What is required: Copy out each line exactly; pictures stay out of the copy.

****************************************

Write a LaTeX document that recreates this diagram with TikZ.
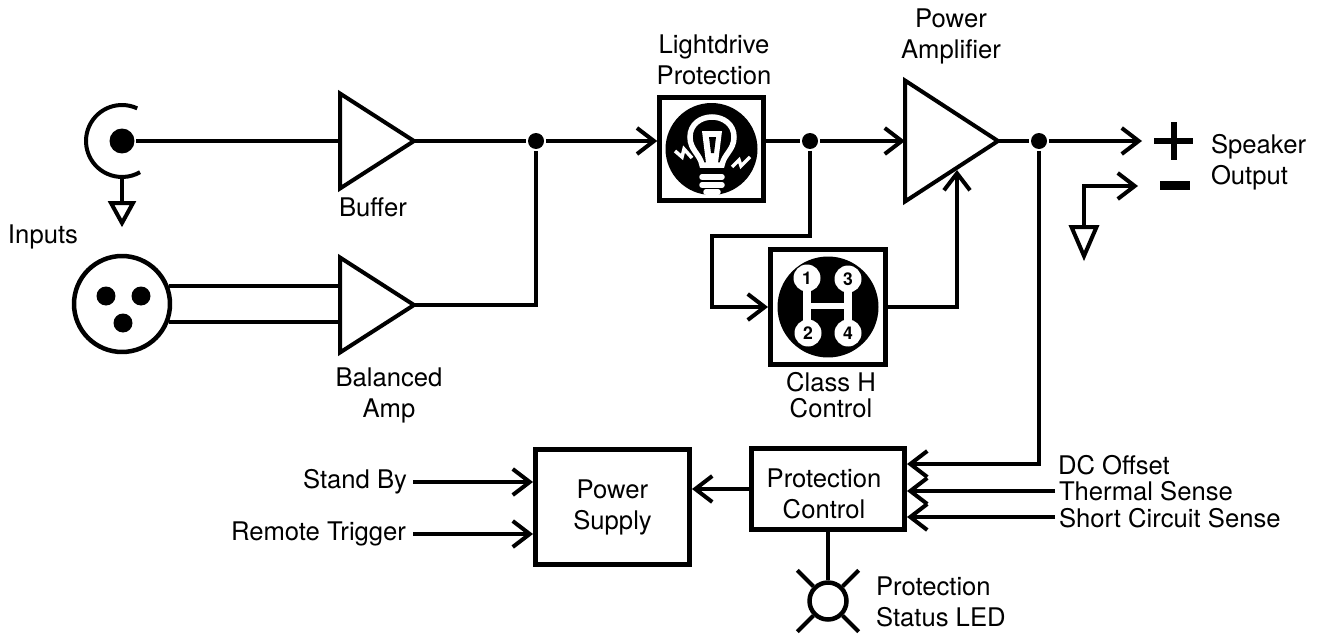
\documentclass[tikz,border=0pt]{standalone}
\usepackage{fontspec}
\setmainfont{TeX Gyre Heros}
\usetikzlibrary{shapes.geometric,arrows.meta}

\begin{document}
\begin{tikzpicture}[x=0.02cm, y=-0.02cm, line width=0.08cm, >={Straight Barb[length=0.34cm,width=0.52cm]},
        label/.style = {font=\fontsize{14.6}{17.6}\selectfont, align=center, inner sep=0pt},
        main/.style = {draw, rectangle, line width=0.1cm, inner sep=0pt, label},
        amp/.style = {draw, isosceles triangle, isosceles triangle stretches, inner sep=0pt, outer sep=0pt},
        ground/.style = {amp, shape border rotate=270},
        dot/.style = {circle, fill=black, inner sep=0pt, minimum size=0.32cm},
        pin/.style = {circle, fill=black, inner sep=0pt, minimum size=0.38cm},
        disc/.style = {circle, fill=black, inner sep=0pt},
        gear/.style = {circle, fill=white, inner sep=0pt, minimum size=0.54cm, font=\fontsize{10}{10}\selectfont\bfseries},
        glow/.style = {white, line width=0.11cm}]
        \useasboundingbox (0,0) rectangle (1321,635);

        % inputs
        \node[dot, minimum size=0.5cm] (jack) at (122,141) {};
        \node[circle, minimum size=1.44cm, inner sep=0pt, outer sep=0pt] (jackring) at (122,141) {};
        \draw (jackring.65) arc[start angle=65, end angle=300, radius=0.72cm];
        \node[ground, minimum width=0.44cm, minimum height=0.4cm, anchor=apex] (jackgnd) at (122,223) {};
        \node[draw, circle, minimum size=1.92cm, inner sep=0pt, line width=0.09cm] (xlr) at (122,304) {};
        \node[pin] (pin1) at (106,296) {};
        \node[pin] (pin2) at (141,296) {};
        \node[pin] (pin3) at (123,323) {};
        \node[label] (inputs) at (43,236.5) {Inputs};

        % amps
        \node[amp, minimum width=1.9cm, minimum height=1.48cm, anchor=apex] (buffer) at (414,141) {};
        \node[amp, minimum width=1.9cm, minimum height=1.48cm, anchor=apex] (balanced) at (414,305) {};
        \node[amp, minimum width=2.42cm, minimum height=1.86cm, anchor=apex] (power) at (998,141) {};
        \node[label] (bufferlabel) at (373,207) {Buffer};
        \node[label] (balancedlabel) at (389,395) {Balanced\\Amp};
        \node[label] (powerlabel) at (951,36) {Power\\Amplifier};

        % lightdrive
        \node[main, minimum width=2.07cm, minimum height=2.05cm] (lightdrive) at (711.5,149) {};
        \node[disc, minimum size=1.84cm] (bulbdisc) at (711.5,149) {};
        \node[label] (lightdrivelabel) at (714,60) {Lightdrive\\Protection};
        \draw[glow] (702,165) .. controls (700,154) and (690,150) .. (690,137) .. controls (690,124) and (701,117) .. (712,117) .. controls (723,117) and (734,124) .. (734,137) .. controls (734,150) and (724,154) .. (722,165) -- cycle;
        \fill[white] (702,131) -- (722,131) -- (718,163) -- (706,163) -- cycle;
        \fill[black] (709,137) -- (716,137) -- (714,153) -- (711,153) -- cycle;
        \draw[glow, line cap=round] (702,177) -- (722,177);
        \draw[glow, line cap=round] (702,185) -- (722,185);
        \draw[glow, line cap=round] (706,192) -- (718,192);
        \draw[white, line width=0.07cm] (675,151) -- (682,157) -- (684,149) -- (692,158);
        \draw[white, line width=0.07cm] (732,167) -- (739,160) -- (741,166) -- (750,157);

        % class h
        \node[main, minimum width=2.3cm, minimum height=2.3cm] (classh) at (828,307) {};
        \node[disc, minimum size=2.02cm] (geardisc) at (828,307) {};
        \draw[white, line width=0.15cm] (807,278) -- (807,333);
        \draw[white, line width=0.15cm] (848,278) -- (848,333);
        \draw[white, line width=0.13cm] (807,306) -- (848,306);
        \node[gear] (gear1) at (807,278) {1};
        \node[gear] (gear3) at (848,279) {3};
        \node[gear] (gear2) at (808,333) {2};
        \node[gear] (gear4) at (848,333) {4};
        \node[label] (classhlabel) at (831,395) {Class H\\[-0.1cm]Control};

        % speaker
        \draw[line width=0.12cm] (1154,141) -- (1193,141);
        \draw[line width=0.12cm] (1174,122) -- (1174,160);
        \node[fill=black, minimum width=0.6cm, minimum height=0.18cm, inner sep=0pt] (minus) at (1175,185.5) {};
        \node[label, align=left, anchor=west] (speakerlabel) at (1209,162) {Speaker\\Output};
        \node[ground, minimum width=0.5cm, minimum height=0.58cm, anchor=apex] (speakergnd) at (1084,256) {};
        \coordinate (plustip) at (1142,141);
        \coordinate (minustip) at (1138,186);

        % protection
        \node[main, minimum width=3.08cm, minimum height=2.32cm] (supply) at (612.5,507) {Power\\Supply};
        \node[main, minimum width=3.06cm, minimum height=1.62cm] (protection) at (828,489) {};
        \node[label] (protectionlabel) at (824,494) {Protection\\Control};
        \node[draw, circle, minimum size=0.74cm, inner sep=0pt, line width=0.09cm] (led) at (828,601) {};
        \node[label, align=left, anchor=west] (ledlabel) at (874,602) {Protection\\Status LED};
        \node[label, anchor=east] (standby) at (409,482) {Stand By};
        \node[label, anchor=east] (remote) at (408,534) {Remote Trigger};
        \node[label, anchor=west] (dcoffset) at (1056,465) {DC Offset};
        \node[label, anchor=west] (thermal) at (1057,491) {Thermal Sense};
        \node[label, anchor=west] (short) at (1057,518) {Short Circuit Sense};

        % junctions
        \node[dot] (split) at (536,141) {};
        \node[dot] (tap) at (810,141) {};
        \node[dot] (out) at (1039,141) {};
        \coordinate (tapdown) at (810,236);
        \coordinate (tapleft) at (712,236);
        \coordinate (classhup) at (957,170);
        \coordinate (offsetin) at (907,464);
        \coordinate (thermalin) at (1055,491);
        \coordinate (shortin) at (1055,517);
        \coordinate (standbyin) at (413,482);
        \coordinate (remotein) at (413,534);

        \draw (jack) -- (buffer.lower side);
        \draw (jackring.south) -- (jackgnd.lower side);
        \draw (xlr.21) -- (xlr.21 -| balanced.lower side);
        \draw (xlr.-21) -- (xlr.-21 -| balanced.lower side);

        \draw (buffer.apex) -- (split);
        \draw (balanced.apex) -| (split);
        \draw[->] (split) -- (split -| lightdrive.west);
        \draw (split -| lightdrive.east) -- (tap);
        \draw[->] (tap) -- (power.lower side);
        \draw (power.apex) -- (out);
        \draw[->] (out) -- (plustip);
        \draw[->] (speakergnd.lower side) |- (minustip);

        \draw[->] (tap) -- (tapdown) -- (tapleft) |- (classh.west);
        \draw[->] (classh.east) -| (classhup);

        \draw[->] (out) |- (offsetin);
        \draw[->] (thermalin) -- (thermalin -| protection.east);
        \draw[->] (shortin) -- (shortin -| protection.east);
        \draw[->] (protection.west) -- (protection.west -| supply.east);
        \draw[->] (standbyin) -- (standbyin -| supply.west);
        \draw[->] (remotein) -- (remotein -| supply.west);
        \draw (protection.south) -- (led.north);
        \draw (led.45) -- ++(16,-16);
        \draw (led.135) -- ++(-16,-16);
        \draw (led.225) -- ++(-16,16);
        \draw (led.-45) -- ++(16,16);
    \end{tikzpicture}
\end{document}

****************************************

Output for this task:
Write a LaTeX document that recreates this diagram with TikZ.
\documentclass[tikz,border=0pt]{standalone}
\usepackage{fontspec}
\setmainfont{TeX Gyre Heros}
\usetikzlibrary{shapes.geometric,arrows.meta}

\begin{document}
\begin{tikzpicture}[x=0.02cm, y=-0.02cm, line width=0.08cm, >={Straight Barb[length=0.34cm,width=0.52cm]},
        label/.style = {font=\fontsize{14.6}{17.6}\selectfont, align=center, inner sep=0pt},
        main/.style = {draw, rectangle, line width=0.1cm, inner sep=0pt, label},
        amp/.style = {draw, isosceles triangle, isosceles triangle stretches, inner sep=0pt, outer sep=0pt},
        ground/.style = {amp, shape border rotate=270},
        dot/.style = {circle, fill=black, inner sep=0pt, minimum size=0.32cm},
        pin/.style = {circle, fill=black, inner sep=0pt, minimum size=0.38cm},
        disc/.style = {circle, fill=black, inner sep=0pt},
        gear/.style = {circle, fill=white, inner sep=0pt, minimum size=0.54cm, font=\fontsize{10}{10}\selectfont\bfseries},
        glow/.style = {white, line width=0.11cm}]
        \useasboundingbox (0,0) rectangle (1321,635);

        % inputs
        \node[dot, minimum size=0.5cm] (jack) at (122,141) {};
        \node[circle, minimum size=1.44cm, inner sep=0pt, outer sep=0pt] (jackring) at (122,141) {};
        \draw (jackring.65) arc[start angle=65, end angle=300, radius=0.72cm];
        \node[ground, minimum width=0.44cm, minimum height=0.4cm, anchor=apex] (jackgnd) at (122,223) {};
        \node[draw, circle, minimum size=1.92cm, inner sep=0pt, line width=0.09cm] (xlr) at (122,304) {};
        \node[pin] (pin1) at (106,296) {};
        \node[pin] (pin2) at (141,296) {};
        \node[pin] (pin3) at (123,323) {};
        \node[label] (inputs) at (43,236.5) {Inputs};

        % amps
        \node[amp, minimum width=1.9cm, minimum height=1.48cm, anchor=apex] (buffer) at (414,141) {};
        \node[amp, minimum width=1.9cm, minimum height=1.48cm, anchor=apex] (balanced) at (414,305) {};
        \node[amp, minimum width=2.42cm, minimum height=1.86cm, anchor=apex] (power) at (998,141) {};
        \node[label] (bufferlabel) at (373,207) {Buffer};
        \node[label] (balancedlabel) at (389,395) {Balanced\\Amp};
        \node[label] (powerlabel) at (951,36) {Power\\Amplifier};

        % lightdrive
        \node[main, minimum width=2.07cm, minimum height=2.05cm] (lightdrive) at (711.5,149) {};
        \node[disc, minimum size=1.84cm] (bulbdisc) at (711.5,149) {};
        \node[label] (lightdrivelabel) at (714,60) {Lightdrive\\Protection};
        \draw[glow] (702,165) .. controls (700,154) and (690,150) .. (690,137) .. controls (690,124) and (701,117) .. (712,117) .. controls (723,117) and (734,124) .. (734,137) .. controls (734,150) and (724,154) .. (722,165) -- cycle;
        \fill[white] (702,131) -- (722,131) -- (718,163) -- (706,163) -- cycle;
        \fill[black] (709,137) -- (716,137) -- (714,153) -- (711,153) -- cycle;
        \draw[glow, line cap=round] (702,177) -- (722,177);
        \draw[glow, line cap=round] (702,185) -- (722,185);
        \draw[glow, line cap=round] (706,192) -- (718,192);
        \draw[white, line width=0.07cm] (675,151) -- (682,157) -- (684,149) -- (692,158);
        \draw[white, line width=0.07cm] (732,167) -- (739,160) -- (741,166) -- (750,157);

        % class h
        \node[main, minimum width=2.3cm, minimum height=2.3cm] (classh) at (828,307) {};
        \node[disc, minimum size=2.02cm] (geardisc) at (828,307) {};
        \draw[white, line width=0.15cm] (807,278) -- (807,333);
        \draw[white, line width=0.15cm] (848,278) -- (848,333);
        \draw[white, line width=0.13cm] (807,306) -- (848,306);
        \node[gear] (gear1) at (807,278) {1};
        \node[gear] (gear3) at (848,279) {3};
        \node[gear] (gear2) at (808,333) {2};
        \node[gear] (gear4) at (848,333) {4};
        \node[label] (classhlabel) at (831,395) {Class H\\[-0.1cm]Control};

        % speaker
        \draw[line width=0.12cm] (1154,141) -- (1193,141);
        \draw[line width=0.12cm] (1174,122) -- (1174,160);
        \node[fill=black, minimum width=0.6cm, minimum height=0.18cm, inner sep=0pt] (minus) at (1175,185.5) {};
        \node[label, align=left, anchor=west] (speakerlabel) at (1209,162) {Speaker\\Output};
        \node[ground, minimum width=0.5cm, minimum height=0.58cm, anchor=apex] (speakergnd) at (1084,256) {};
        \coordinate (plustip) at (1142,141);
        \coordinate (minustip) at (1138,186);

        % protection
        \node[main, minimum width=3.08cm, minimum height=2.32cm] (supply) at (612.5,507) {Power\\Supply};
        \node[main, minimum width=3.06cm, minimum height=1.62cm] (protection) at (828,489) {};
        \node[label] (protectionlabel) at (824,494) {Protection\\Control};
        \node[draw, circle, minimum size=0.74cm, inner sep=0pt, line width=0.09cm] (led) at (828,601) {};
        \node[label, align=left, anchor=west] (ledlabel) at (874,602) {Protection\\Status LED};
        \node[label, anchor=east] (standby) at (409,482) {Stand By};
        \node[label, anchor=east] (remote) at (408,534) {Remote Trigger};
        \node[label, anchor=west] (dcoffset) at (1056,465) {DC Offset};
        \node[label, anchor=west] (thermal) at (1057,491) {Thermal Sense};
        \node[label, anchor=west] (short) at (1057,518) {Short Circuit Sense};

        % junctions
        \node[dot] (split) at (536,141) {};
        \node[dot] (tap) at (810,141) {};
        \node[dot] (out) at (1039,141) {};
        \coordinate (tapdown) at (810,236);
        \coordinate (tapleft) at (712,236);
        \coordinate (classhup) at (957,170);
        \coordinate (offsetin) at (907,464);
        \coordinate (thermalin) at (1055,491);
        \coordinate (shortin) at (1055,517);
        \coordinate (standbyin) at (413,482);
        \coordinate (remotein) at (413,534);

        \draw (jack) -- (buffer.lower side);
        \draw (jackring.south) -- (jackgnd.lower side);
        \draw (xlr.21) -- (xlr.21 -| balanced.lower side);
        \draw (xlr.-21) -- (xlr.-21 -| balanced.lower side);

        \draw (buffer.apex) -- (split);
        \draw (balanced.apex) -| (split);
        \draw[->] (split) -- (split -| lightdrive.west);
        \draw (split -| lightdrive.east) -- (tap);
        \draw[->] (tap) -- (power.lower side);
        \draw (power.apex) -- (out);
        \draw[->] (out) -- (plustip);
        \draw[->] (speakergnd.lower side) |- (minustip);

        \draw[->] (tap) -- (tapdown) -- (tapleft) |- (classh.west);
        \draw[->] (classh.east) -| (classhup);

        \draw[->] (out) |- (offsetin);
        \draw[->] (thermalin) -- (thermalin -| protection.east);
        \draw[->] (shortin) -- (shortin -| protection.east);
        \draw[->] (protection.west) -- (protection.west -| supply.east);
        \draw[->] (standbyin) -- (standbyin -| supply.west);
        \draw[->] (remotein) -- (remotein -| supply.west);
        \draw (protection.south) -- (led.north);
        \draw (led.45) -- ++(16,-16);
        \draw (led.135) -- ++(-16,-16);
        \draw (led.225) -- ++(-16,16);
        \draw (led.-45) -- ++(16,16);
    \end{tikzpicture}
\end{document}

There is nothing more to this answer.